Der Erfolg des Romans war sensationell, auch als Theaterstück und Film machte "Tschick" von Wolfgang Herrndorf Furore. Jetzt wurde am Theater Hagen die Oper von Ludger Vollmer uraufgeführt.
Eigentlich ist es ein Ding der Unmöglichkeit, einen Text wie "Tschick" von Wolfgang Herrndorf auf die Opernbühne zu bringen. Es tobt das pralle Leben, es findet sich ein grelles Panoptikum der menschlichen Schrulligkeiten und gesellschaftlichen Tabus, der gescheiterten Lebensentwürfe und des Aufbruchs in eine ungewisse Zukunft. Herrndorf hat mit seinem Buch den Nerv einer Generation mit einer außergewöhnlichen Mischung aus Witz und Dreistigkeit getroffen. Das dramaturgische Tempo ist rasant, die Probleme, die es mit den Mitteln der Oper zu lösen gilt, sind erdrückend.

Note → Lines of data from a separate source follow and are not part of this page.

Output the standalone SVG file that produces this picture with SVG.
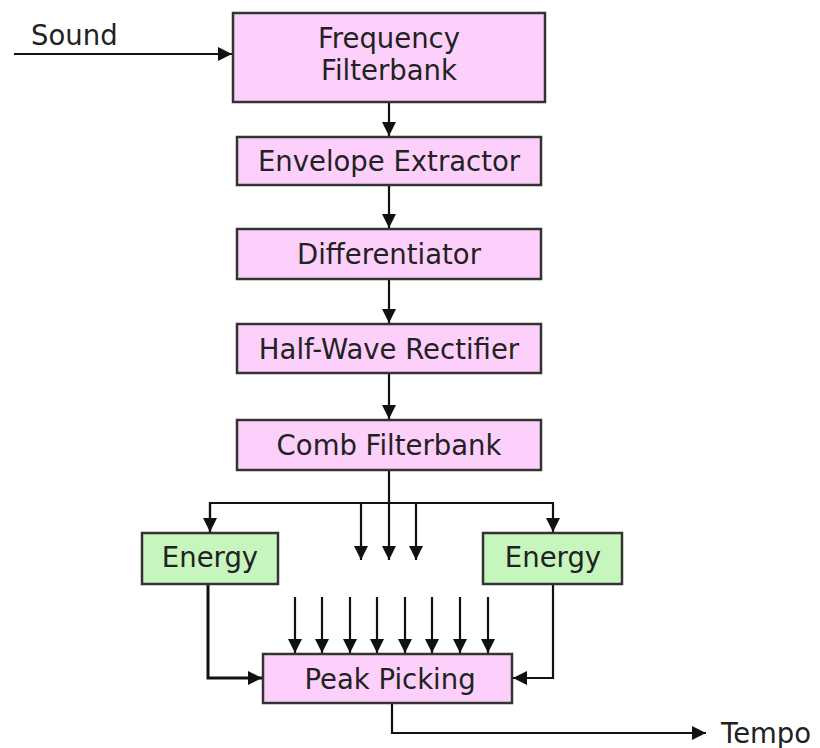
<svg xmlns="http://www.w3.org/2000/svg" width="820" height="748" viewBox="0 0 820 748">
<style>
.pink{fill:#fdd0fb;stroke:#333;stroke-width:2.5}
.green{fill:#c6f5be;stroke:#333;stroke-width:2.5}
text{font-family:"DejaVu Sans",Verdana,sans-serif;font-size:27.5px;fill:#222;text-anchor:middle}
.lbl{text-anchor:start}
.c line,.c polyline{stroke:#111;stroke-width:2.2;fill:none}
</style>
<defs>
<marker id="ah" viewBox="0 0 14 14" refX="14" refY="7" markerWidth="14" markerHeight="14" markerUnits="userSpaceOnUse" orient="auto">
<path d="M0,0 L14,7 L0,14 Z" fill="#111"/>
</marker>
</defs>
<rect width="820" height="748" fill="#fff"/>
<g class="c" id="connectors">
<line x1="14" y1="54" x2="232" y2="54" marker-end="url(#ah)"/>
<line x1="389" y1="102" x2="389" y2="136" marker-end="url(#ah)"/>
<line x1="389" y1="185" x2="389" y2="228" marker-end="url(#ah)"/>
<line x1="389" y1="279" x2="389" y2="323" marker-end="url(#ah)"/>
<line x1="389" y1="373" x2="389" y2="419" marker-end="url(#ah)"/>
<line x1="389" y1="470" x2="389" y2="560" marker-end="url(#ah)"/>
<polyline points="210,532 210,503 553,503 553,532" marker-end="url(#ah)"/>
<line x1="210" y1="503" x2="210" y2="532" marker-end="url(#ah)"/>
<line x1="361" y1="503" x2="361" y2="560" marker-end="url(#ah)"/>
<line x1="416" y1="503" x2="416" y2="560" marker-end="url(#ah)"/>
<line x1="295" y1="597" x2="295" y2="653" marker-end="url(#ah)"/>
<line x1="322" y1="597" x2="322" y2="653" marker-end="url(#ah)"/>
<line x1="350" y1="597" x2="350" y2="653" marker-end="url(#ah)"/>
<line x1="377" y1="597" x2="377" y2="653" marker-end="url(#ah)"/>
<line x1="405" y1="597" x2="405" y2="653" marker-end="url(#ah)"/>
<line x1="432" y1="597" x2="432" y2="653" marker-end="url(#ah)"/>
<line x1="460" y1="597" x2="460" y2="653" marker-end="url(#ah)"/>
<line x1="488" y1="597" x2="488" y2="653" marker-end="url(#ah)"/>
<polyline points="208,584 208,678 262,678" style="stroke-width:3" marker-end="url(#ah)"/>
<polyline points="553,584 553,678 513,678" marker-end="url(#ah)"/>
<polyline points="392,703 392,733 706,733" marker-end="url(#ah)"/>
</g>
<g id="sound"><text class="lbl" x="31" y="45">Sound</text></g>
<g id="tempo"><text class="lbl" x="721" y="743">Tempo</text></g>
<g id="freq"><rect class="pink" x="233" y="13" width="312" height="89"/><text x="389" y="48">Frequency</text><text x="389" y="80">Filterbank</text></g>
<g id="env"><rect class="pink" x="237" y="137" width="304" height="48"/><text x="389" y="171">Envelope Extractor</text></g>
<g id="diff"><rect class="pink" x="237" y="229" width="304" height="50"/><text x="389" y="264">Differentiator</text></g>
<g id="hwr"><rect class="pink" x="237" y="324" width="304" height="49"/><text x="389" y="359">Half-Wave Rectifier</text></g>
<g id="comb"><rect class="pink" x="237" y="420" width="304" height="50"/><text x="389" y="455">Comb Filterbank</text></g>
<g id="energy1"><rect class="green" x="142" y="533" width="136" height="51"/><text x="210" y="567">Energy</text></g>
<g id="energy2"><rect class="green" x="483" y="533" width="139" height="51"/><text x="553" y="567">Energy</text></g>
<g id="peak"><rect class="pink" x="263" y="654" width="249" height="49"/><text x="390" y="689">Peak Picking</text></g>
</svg>
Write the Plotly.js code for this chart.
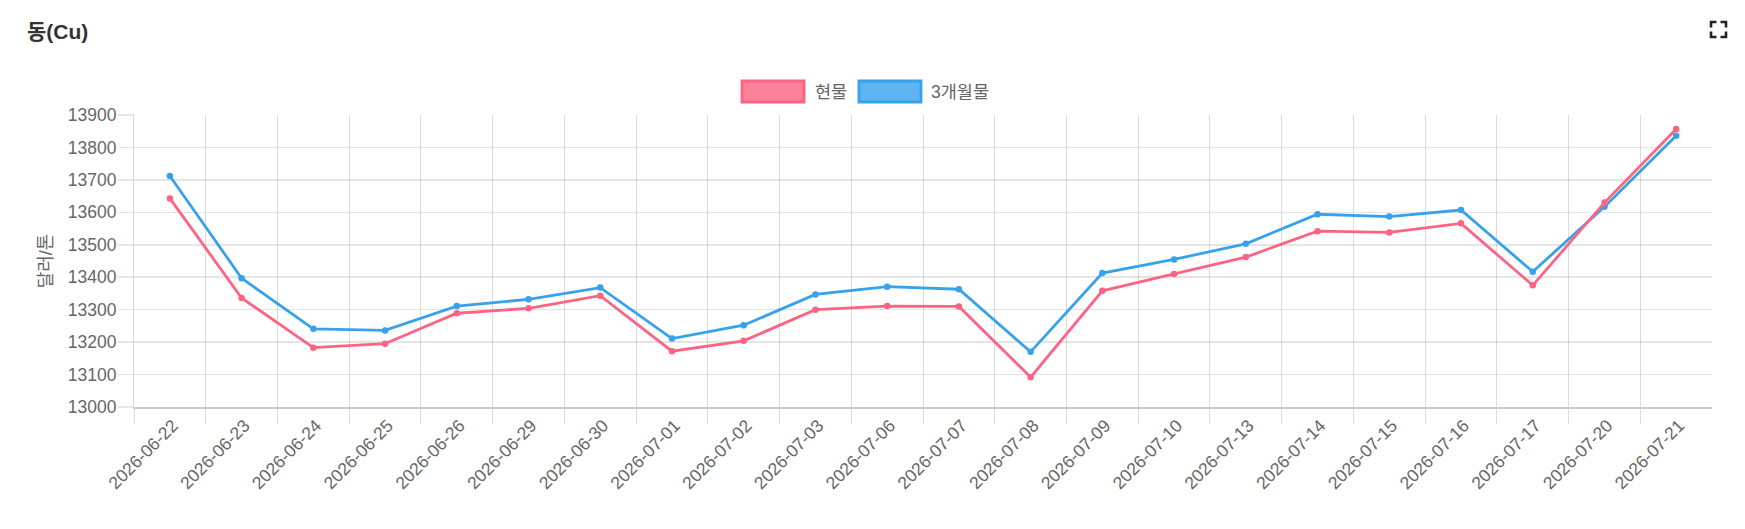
<!DOCTYPE html>
<html>
<head>
<meta charset="utf-8">
<script src="https://cdn.plot.ly/plotly-3.0.1.min.js"></script>
<style>
  html, body { margin: 0; padding: 0; background: #fff; }
  #chart { width: 1745px; height: 529px; }
</style>
</head>
<body>
<div id="chart"></div>
<script>
// ---- data ----
const dates = ['2026-06-22','2026-06-23','2026-06-24','2026-06-25','2026-06-26','2026-06-29','2026-06-30',
  '2026-07-01','2026-07-02','2026-07-03','2026-07-06','2026-07-07','2026-07-08','2026-07-09','2026-07-10',
  '2026-07-13','2026-07-14','2026-07-15','2026-07-16','2026-07-17','2026-07-20','2026-07-21'];
const spotName = '현물';
const spot = [13643,13336,13183,13195,13289,13304,13343,13172,13204,13300,13311,13310,13092,13358,13410,
  13462,13542,13538,13566,13375,13630,13857];
const threeMonthName = '3개월물';
const threeMonth = [13712,13397,13241,13236,13311,13332,13368,13211,13252,13347,13371,13363,13170,13413,13455,
  13503,13594,13587,13607,13417,13617,13836];
const yTicks = [13000,13100,13200,13300,13400,13500,13600,13700,13800,13900];
const chartTitle = '동(Cu)';
const yTitle = '달러/톤';

// ---- layout geometry (pixels) ----
const W = 1745, H = 529;
const M = { l: 134, r: 33, t: 115, b: 122 };
const PW = W - M.l - M.r, PH = H - M.t - M.b;
const px = x => (x - M.l) / PW;
const py = y => (H - M.b - y) / PH;

const PINK = '#FF6384', BLUE = '#36A2EB';
const FONT = '"Liberation Sans", Arial, "Noto Sans CJK KR", sans-serif';

const traces = [
  { x: dates, y: threeMonth, name: threeMonthName, type: 'scatter', mode: 'lines+markers',
    line: { color: BLUE, width: 2.8 }, marker: { color: BLUE, size: 6.5 }, hoverinfo: 'skip' },
  { x: dates, y: spot, name: spotName, type: 'scatter', mode: 'lines+markers',
    line: { color: PINK, width: 2.8 }, marker: { color: PINK, size: 6.5 }, hoverinfo: 'skip' }
];

// legend drawn as boxes + text (Chart.js style)
const legendItems = [
  { name: spotName, color: PINK, fill: 'rgba(255,99,132,0.8)', box: [742, 804], text: 813 },
  { name: threeMonthName, color: BLUE, fill: 'rgba(54,162,235,0.8)', box: [859, 921], text: 929 }
];
const shapes = [];
const annotations = [];
legendItems.forEach(it => {
  shapes.push({ type: 'rect', xref: 'paper', yref: 'paper',
    x0: px(it.box[0]), x1: px(it.box[1]), y0: py(102), y1: py(81),
    fillcolor: it.fill, line: { color: it.color, width: 2.8 } });
  annotations.push({ xref: 'paper', yref: 'paper', x: px(it.text), y: py(91.5),
    xanchor: 'left', yanchor: 'middle', showarrow: false, text: it.name,
    font: { family: FONT, size: 17.5, color: '#666' } });
});

// fullscreen icon (top-right)
const ic = { x0: 1711, x1: 1726, y0: 22, y1: 37, a: 5.5 };
const iconPaths = [
  `M${px(ic.x0)},${py(ic.y0 + ic.a)} L${px(ic.x0)},${py(ic.y0)} L${px(ic.x0 + ic.a)},${py(ic.y0)}`,
  `M${px(ic.x1 - ic.a)},${py(ic.y0)} L${px(ic.x1)},${py(ic.y0)} L${px(ic.x1)},${py(ic.y0 + ic.a)}`,
  `M${px(ic.x0)},${py(ic.y1 - ic.a)} L${px(ic.x0)},${py(ic.y1)} L${px(ic.x0 + ic.a)},${py(ic.y1)}`,
  `M${px(ic.x1 - ic.a)},${py(ic.y1)} L${px(ic.x1)},${py(ic.y1)} L${px(ic.x1)},${py(ic.y1 - ic.a)}`
];
iconPaths.forEach(p => shapes.push({ type: 'path', xref: 'paper', yref: 'paper', path: p,
  line: { color: '#222', width: 2.6 } }));

const layout = {
  width: W, height: H,
  margin: M,
  paper_bgcolor: '#fff', plot_bgcolor: '#fff',
  showlegend: false,
  font: { family: FONT, color: '#666', size: 17 },
  title: { text: chartTitle, x: 27 / W, xanchor: 'left', xref: 'container',
    y: 1 - 32 / H, yanchor: 'middle', yref: 'container',
    font: { family: FONT, size: 21, color: '#333', weight: 'bold' } },
  xaxis: {
    type: 'category', range: [-0.5, dates.length - 0.501],
    tickson: 'boundaries', ticks: 'outside', ticklen: 15, tickcolor: 'rgba(0,0,0,0.14)', tickwidth: 1,
    showgrid: true, gridcolor: 'rgba(0,0,0,0.14)', gridwidth: 1,
    showline: true, linecolor: 'rgba(0,0,0,0.2)', linewidth: 1.5,
    tickangle: -45, tickfont: { family: FONT, size: 17.5, color: '#666' },
    ticklabelstandoff: 0, ticklabelshift: 3,
    fixedrange: true
  },
  yaxis: {
    range: [13000, 13900], tickvals: yTicks, tickformat: 'd',
    ticks: 'outside', ticklen: 15, tickcolor: 'rgba(0,0,0,0.1)', tickwidth: 1.5,
    showgrid: true, gridcolor: 'rgba(0,0,0,0.1)', gridwidth: 1.5,
    showline: true, linecolor: 'rgba(0,0,0,0.16)', linewidth: 1,
    zeroline: false,
    ticklabelstandoff: -2,
    tickfont: { family: FONT, size: 17.5, color: '#666' },
    title: { text: yTitle, font: { family: FONT, size: 18, color: '#666' }, standoff: 10 },
    automargin: true,
    fixedrange: true
  },
  shapes: shapes,
  annotations: annotations
};

Plotly.newPlot('chart', traces, layout, { displayModeBar: false, staticPlot: true });
</script>
</body>
</html>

Am Theater Hagen versucht man sich in der gleichnamigen Oper zumindest daran. Das Tempo hat man für die Bühne adaptiert: Im Libretto von Tiina Hartmann wird der Text gestrafft und der dramaturgische Bogen komprimiert. Das hat durchaus etwas Zeitgeistiges und entspricht dem Buch: schnelle Schnitte, rasante Bildwechsel. Das Premierenpublikum reagierte begeistert, aber nicht enthusiastisch.
In den gut zwei Stunden Spieldauer werden 29 Szenen abgearbeitet. Manche dauern nur Sekunden. Reflektierende Momente, in denen oft der Chor als übergeordnete gesellschaftliche Instanz ins Spiel kommt, gibt es nur selten. Und wenn es sie gibt, dann sind sie genauso wie alle Szenen rasch vorbei.
Das ist auch das größte Manko dieser unterhaltsamen und kurzweiligen Oper. Schon der Filmversion von Fatih Akin wurde vorgeworfen, Herrndorfs Text nur allzu brav zu bebildern. Komponist Vollmer und Librettistin Hartmann tappen leider in die gleiche Falle. Denn obwohl das Libretto den Text sprachlich gekonnt verdichtet - das dramaturgische Grundproblem einer operngerechten Realisierung des Originaltextes löst es nicht. Zu sehr will man das dramaturgische Tempo des Romans auf Opernformat trimmen, zu wenig besinnt man sich dabei auf die besonderen Stärken dieses Formats.
Vollmer, mit seinen Opern zu "Gegen die Wand" und "Lola rennt" ein Spezialist für filmisch gedachte Genres, hüllt das Libretto in ein durchaus gefälliges Klanggewand. Sein Stil ist stets polyglott, musikalisch ungeheuer vielseitig, stilistisch anpassungsfähig. Romantisch angehauchte Melodien findet man hier genauso wie schrille Tonmalerei, humorvoll Parodistisches und mal mehr, mal weniger subversive Provokationen. Nur selten vermag die Musik die Atmosphäre so zu verdichten, dass jener Theaterzauber entsteht, der das Genre Oper auszeichnet. Das in "Tschick" zu hörende handwerkliche Können Vollmers und seine aus der Konzeption des Werkes sprechende Erfahrung sind unbestritten, wirklich überspringen kann der Funke jedoch nur selten.
Roman Hovenbitzer, der Regisseur des Abends, findet wie so oft originelle Lösungen für die vielfältigen szenischen Herausforderungen dieses Stoffes und dirigiert das Bühnengeschehen mit geübter Hand. Viel wird mit Projektionen gearbeitet, mit Lichteffekten und szenischen Andeutungen. Das angesichts der zuweilen lauten Musik gelegentlich verstärkte Ensemble löst alle Aufgaben mit Bravour, schauspielerisch wie sängerisch, allen voran die überragenden Hauptdarsteller Andrew Finden als Maik und Karl Huml als Tschick. Auch Kristine Larissa Funkhauser als Isa hinterlässt einen großartigen Eindruck, ebenso wie die gut besetzten Nebenrollen und der Chor nebst Extrachor des Theaters Hagen.
Das Philharmonische Orchester Hagen erweist sich unter der Leitung von Florian Ludwig, der stets alle Fäden sicher in der Hand hält, als Klangkörper, der das musikalische Spektrum von Pop-Anklängen bis hin zu modernistischen Attacken gekonnt zu bedienen weiß.